Take another Italian right-wing populist:Giorgia Meloni, leader of Brothers of Italy and a Lega ally. Her party doesn’t have close ties with the Kremlin but when Putin was re-elected in 2018, Meloni tweeted her compliments. She’s now using the conflict to unreservedly condemn the Kremlin – and amplify her theme about the distinction between economic migrants and refugees. ‘For years we’ve been told this fairytale about supposed refugees, boatloads of lone men in search of work… but normally if there’s a war the men stay behind to fight and the women and children flee,’ she said.
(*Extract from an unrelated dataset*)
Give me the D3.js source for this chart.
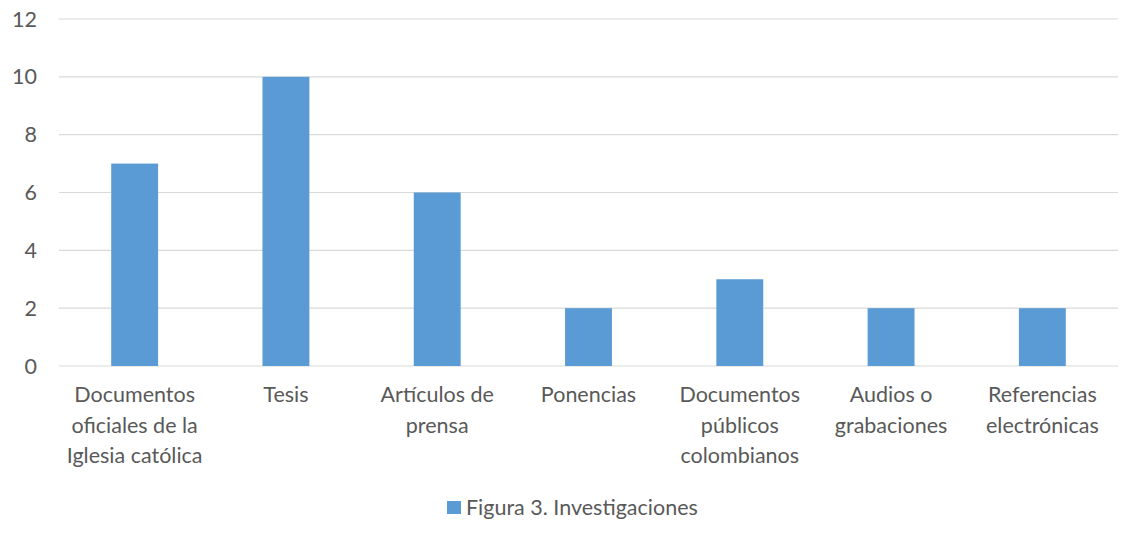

Things could prove harder for the French hopeful Marine Le Pen, whose party received a €9.5 million Russian bank loan to help finance her last presidential campaign. She has said that the invasion of Ukraine is ‘absolutely indefensible’. But a campaign leaflet of her with Putin is a serious embarrassment. For now, if the polls are right, the war in Ukraine has not damaged her popularity. Her support has increased in the past fortnight, though not nearly as much as President Macron’s.
We may be waiting some time for the hotly anticipated implosion of the populists. Polls suggest they’re just as popular as ever. Moreover, it is precisely the strength of their core belief – love of one’s country – that is being demonstrated by those fighting in the Ukraine. After all, how many people would die for the European Union?